Short task: Copy exactly, and only, the lines below from the first through the one containing "const groupNames = ['Saline', 'Imipramine", both included; pictures are omitted.

Information shown:
^^^^
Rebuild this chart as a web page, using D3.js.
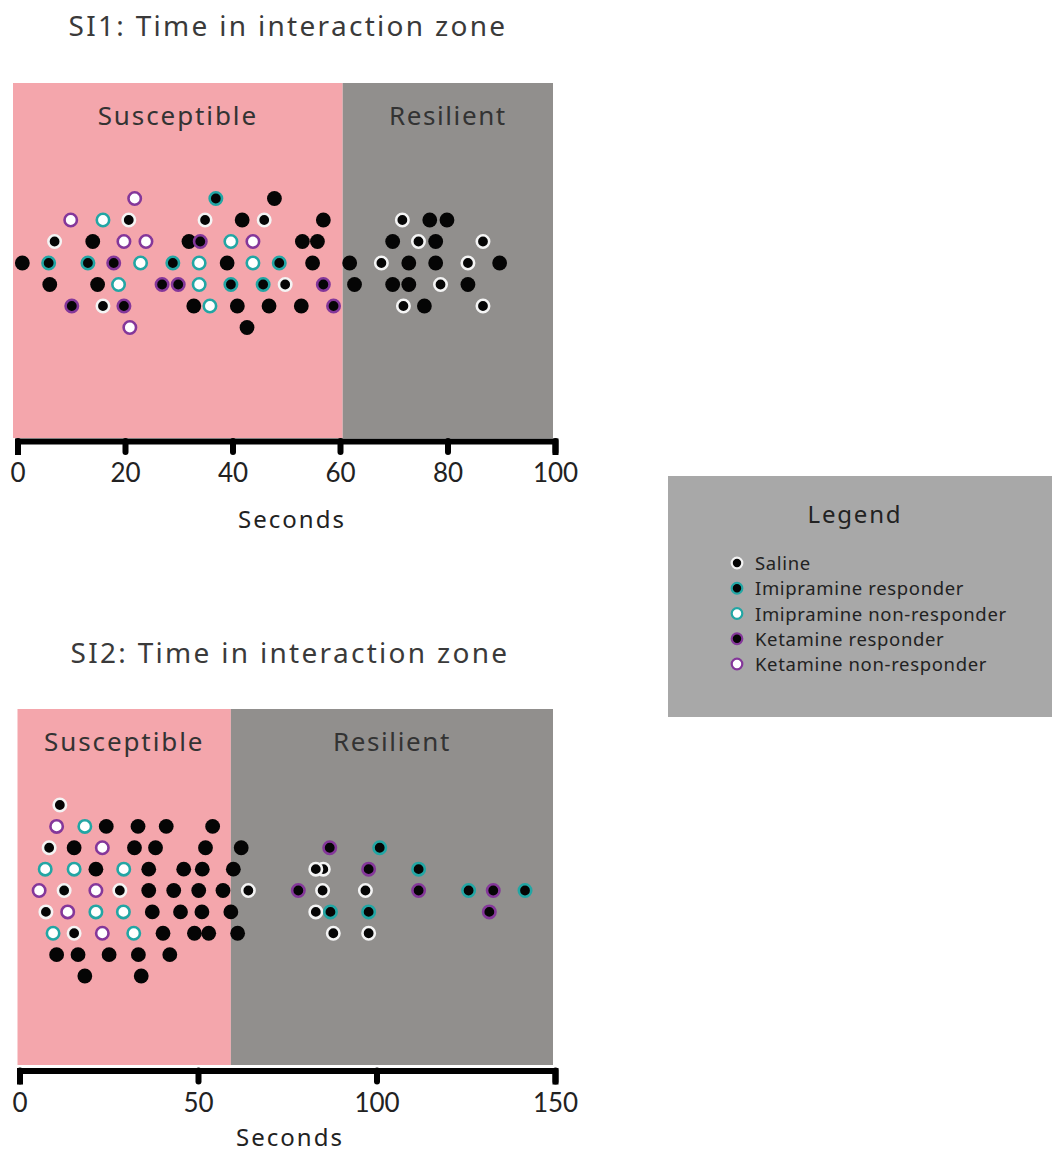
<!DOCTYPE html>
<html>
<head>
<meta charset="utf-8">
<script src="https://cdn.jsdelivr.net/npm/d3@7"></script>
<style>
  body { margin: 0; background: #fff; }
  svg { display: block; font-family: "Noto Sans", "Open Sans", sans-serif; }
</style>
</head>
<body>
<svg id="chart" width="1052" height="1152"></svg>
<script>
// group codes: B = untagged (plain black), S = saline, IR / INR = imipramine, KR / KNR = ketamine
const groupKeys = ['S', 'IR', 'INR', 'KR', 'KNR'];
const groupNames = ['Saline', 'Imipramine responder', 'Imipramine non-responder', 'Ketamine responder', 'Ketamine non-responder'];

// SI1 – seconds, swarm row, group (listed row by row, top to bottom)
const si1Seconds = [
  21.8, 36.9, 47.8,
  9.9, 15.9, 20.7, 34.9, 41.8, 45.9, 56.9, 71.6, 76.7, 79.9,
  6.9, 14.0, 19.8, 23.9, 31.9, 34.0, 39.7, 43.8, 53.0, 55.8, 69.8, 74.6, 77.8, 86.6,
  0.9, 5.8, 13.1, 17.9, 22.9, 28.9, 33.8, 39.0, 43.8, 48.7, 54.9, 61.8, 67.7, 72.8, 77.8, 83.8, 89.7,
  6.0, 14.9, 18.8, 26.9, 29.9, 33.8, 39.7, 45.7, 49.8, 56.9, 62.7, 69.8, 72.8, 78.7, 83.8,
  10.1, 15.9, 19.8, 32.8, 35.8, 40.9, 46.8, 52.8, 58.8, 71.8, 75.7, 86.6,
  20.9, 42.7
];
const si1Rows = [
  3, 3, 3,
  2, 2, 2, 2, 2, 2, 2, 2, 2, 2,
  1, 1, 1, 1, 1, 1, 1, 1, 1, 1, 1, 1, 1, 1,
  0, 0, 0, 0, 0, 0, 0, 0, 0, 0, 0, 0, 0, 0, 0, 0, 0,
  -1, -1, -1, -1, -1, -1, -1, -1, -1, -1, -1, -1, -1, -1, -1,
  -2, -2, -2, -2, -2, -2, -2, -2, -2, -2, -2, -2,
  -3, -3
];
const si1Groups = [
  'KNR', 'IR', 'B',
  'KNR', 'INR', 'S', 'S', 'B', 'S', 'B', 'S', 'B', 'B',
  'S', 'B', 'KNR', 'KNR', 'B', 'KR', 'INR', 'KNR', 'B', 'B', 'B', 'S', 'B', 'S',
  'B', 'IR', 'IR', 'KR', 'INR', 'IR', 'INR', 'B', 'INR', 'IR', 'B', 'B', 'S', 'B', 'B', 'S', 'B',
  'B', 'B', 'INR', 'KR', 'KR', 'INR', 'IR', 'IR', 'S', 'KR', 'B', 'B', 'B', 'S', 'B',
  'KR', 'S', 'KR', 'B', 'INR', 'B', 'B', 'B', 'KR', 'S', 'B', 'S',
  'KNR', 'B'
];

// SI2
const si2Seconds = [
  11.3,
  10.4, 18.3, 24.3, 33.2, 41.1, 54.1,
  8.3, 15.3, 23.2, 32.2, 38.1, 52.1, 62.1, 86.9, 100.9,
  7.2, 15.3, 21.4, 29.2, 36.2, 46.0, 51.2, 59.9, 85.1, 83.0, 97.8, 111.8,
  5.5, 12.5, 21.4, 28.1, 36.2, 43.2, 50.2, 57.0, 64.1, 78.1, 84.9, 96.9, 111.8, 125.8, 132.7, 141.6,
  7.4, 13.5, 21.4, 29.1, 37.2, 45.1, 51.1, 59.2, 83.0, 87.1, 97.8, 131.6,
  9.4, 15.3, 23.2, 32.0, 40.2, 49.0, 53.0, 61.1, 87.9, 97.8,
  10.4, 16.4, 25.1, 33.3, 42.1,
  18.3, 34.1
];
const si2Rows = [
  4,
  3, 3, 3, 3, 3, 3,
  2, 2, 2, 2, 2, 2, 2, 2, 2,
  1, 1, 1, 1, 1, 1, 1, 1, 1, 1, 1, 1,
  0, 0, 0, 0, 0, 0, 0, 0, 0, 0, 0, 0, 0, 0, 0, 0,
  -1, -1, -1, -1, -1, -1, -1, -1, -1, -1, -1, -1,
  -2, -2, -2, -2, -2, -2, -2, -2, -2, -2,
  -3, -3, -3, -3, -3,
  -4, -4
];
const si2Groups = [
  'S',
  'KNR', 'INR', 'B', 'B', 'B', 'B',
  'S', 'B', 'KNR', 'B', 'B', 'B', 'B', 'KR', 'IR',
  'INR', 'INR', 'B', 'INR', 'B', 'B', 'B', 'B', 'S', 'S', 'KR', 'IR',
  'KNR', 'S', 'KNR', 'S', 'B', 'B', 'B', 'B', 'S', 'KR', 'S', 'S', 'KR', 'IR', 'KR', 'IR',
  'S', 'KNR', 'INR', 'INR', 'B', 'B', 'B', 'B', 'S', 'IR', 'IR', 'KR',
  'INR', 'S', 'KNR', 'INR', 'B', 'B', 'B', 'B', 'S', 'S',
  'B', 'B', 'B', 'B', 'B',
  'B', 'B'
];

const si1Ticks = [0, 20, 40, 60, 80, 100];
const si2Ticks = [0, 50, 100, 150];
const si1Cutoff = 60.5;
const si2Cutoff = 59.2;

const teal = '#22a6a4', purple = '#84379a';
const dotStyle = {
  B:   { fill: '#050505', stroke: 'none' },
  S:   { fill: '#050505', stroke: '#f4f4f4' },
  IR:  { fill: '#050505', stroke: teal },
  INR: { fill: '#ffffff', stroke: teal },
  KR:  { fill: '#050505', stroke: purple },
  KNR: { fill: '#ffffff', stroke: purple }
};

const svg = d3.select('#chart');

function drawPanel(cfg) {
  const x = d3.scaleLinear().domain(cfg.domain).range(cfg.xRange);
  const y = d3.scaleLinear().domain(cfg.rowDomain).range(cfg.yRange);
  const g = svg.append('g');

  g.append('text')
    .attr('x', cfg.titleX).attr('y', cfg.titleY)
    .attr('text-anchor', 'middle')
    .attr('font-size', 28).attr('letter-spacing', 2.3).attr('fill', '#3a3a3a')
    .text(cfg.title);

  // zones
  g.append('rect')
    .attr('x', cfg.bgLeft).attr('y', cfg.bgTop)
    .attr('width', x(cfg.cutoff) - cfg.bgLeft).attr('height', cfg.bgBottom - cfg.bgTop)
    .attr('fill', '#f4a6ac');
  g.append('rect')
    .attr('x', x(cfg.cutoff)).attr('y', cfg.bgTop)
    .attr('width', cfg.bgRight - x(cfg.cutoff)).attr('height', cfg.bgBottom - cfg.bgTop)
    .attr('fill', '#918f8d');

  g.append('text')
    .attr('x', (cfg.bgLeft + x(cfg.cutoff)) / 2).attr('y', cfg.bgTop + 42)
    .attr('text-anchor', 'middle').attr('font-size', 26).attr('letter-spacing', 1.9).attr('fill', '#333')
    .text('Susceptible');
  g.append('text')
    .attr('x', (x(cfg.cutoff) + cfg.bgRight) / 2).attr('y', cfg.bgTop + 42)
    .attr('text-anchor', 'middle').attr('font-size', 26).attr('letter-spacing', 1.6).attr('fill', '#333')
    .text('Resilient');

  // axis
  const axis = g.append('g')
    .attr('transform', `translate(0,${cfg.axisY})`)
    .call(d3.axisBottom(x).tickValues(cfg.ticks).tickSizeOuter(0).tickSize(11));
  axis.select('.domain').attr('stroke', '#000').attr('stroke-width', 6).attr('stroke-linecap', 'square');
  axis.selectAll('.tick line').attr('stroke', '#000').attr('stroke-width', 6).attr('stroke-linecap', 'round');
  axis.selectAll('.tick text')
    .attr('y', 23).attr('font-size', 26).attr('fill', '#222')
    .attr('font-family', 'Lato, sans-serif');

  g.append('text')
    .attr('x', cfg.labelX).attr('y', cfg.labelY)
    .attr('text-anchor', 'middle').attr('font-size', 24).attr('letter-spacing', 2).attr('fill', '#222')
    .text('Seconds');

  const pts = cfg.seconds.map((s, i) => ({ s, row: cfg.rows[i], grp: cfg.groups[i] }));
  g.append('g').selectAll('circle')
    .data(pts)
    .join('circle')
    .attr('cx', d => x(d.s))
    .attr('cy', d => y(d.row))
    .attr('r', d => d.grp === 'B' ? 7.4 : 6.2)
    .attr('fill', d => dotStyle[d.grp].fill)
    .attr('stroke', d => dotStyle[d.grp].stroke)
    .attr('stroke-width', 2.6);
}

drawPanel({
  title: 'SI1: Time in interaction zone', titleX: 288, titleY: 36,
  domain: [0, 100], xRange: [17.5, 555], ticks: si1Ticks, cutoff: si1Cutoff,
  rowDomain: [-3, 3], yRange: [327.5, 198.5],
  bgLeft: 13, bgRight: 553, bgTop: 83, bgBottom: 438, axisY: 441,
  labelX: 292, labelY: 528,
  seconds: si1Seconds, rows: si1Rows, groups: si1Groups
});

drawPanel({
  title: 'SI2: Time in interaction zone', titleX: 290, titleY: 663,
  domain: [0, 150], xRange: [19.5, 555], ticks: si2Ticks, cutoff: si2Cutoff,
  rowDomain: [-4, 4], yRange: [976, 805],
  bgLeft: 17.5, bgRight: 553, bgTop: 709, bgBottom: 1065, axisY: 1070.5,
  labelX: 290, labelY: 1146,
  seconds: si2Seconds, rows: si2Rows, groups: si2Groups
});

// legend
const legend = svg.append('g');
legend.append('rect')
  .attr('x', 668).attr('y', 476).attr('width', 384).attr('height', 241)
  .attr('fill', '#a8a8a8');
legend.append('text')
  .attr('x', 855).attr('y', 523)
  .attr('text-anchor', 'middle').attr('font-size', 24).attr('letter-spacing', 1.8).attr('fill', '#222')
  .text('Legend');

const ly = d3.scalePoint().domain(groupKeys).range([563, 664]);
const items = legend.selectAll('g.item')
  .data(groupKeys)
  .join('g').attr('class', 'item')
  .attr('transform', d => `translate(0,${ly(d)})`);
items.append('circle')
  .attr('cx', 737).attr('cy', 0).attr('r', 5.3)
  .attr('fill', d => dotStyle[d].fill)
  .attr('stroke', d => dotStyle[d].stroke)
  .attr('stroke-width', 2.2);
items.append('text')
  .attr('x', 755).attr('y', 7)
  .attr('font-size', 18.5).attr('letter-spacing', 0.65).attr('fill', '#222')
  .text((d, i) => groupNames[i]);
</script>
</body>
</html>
^^^^
Right answer:
Rebuild this chart as a web page, using D3.js.
<!DOCTYPE html>
<html>
<head>
<meta charset="utf-8">
<script src="https://cdn.jsdelivr.net/npm/d3@7"></script>
<style>
  body { margin: 0; background: #fff; }
  svg { display: block; font-family: "Noto Sans", "Open Sans", sans-serif; }
</style>
</head>
<body>
<svg id="chart" width="1052" height="1152"></svg>
<script>
// group codes: B = untagged (plain black), S = saline, IR / INR = imipramine, KR / KNR = ketamine
const groupKeys = ['S', 'IR', 'INR', 'KR', 'KNR'];
const groupNames = ['Saline', 'Imipramine responder', 'Imipramine non-responder', 'Ketamine responder', 'Ketamine non-responder'];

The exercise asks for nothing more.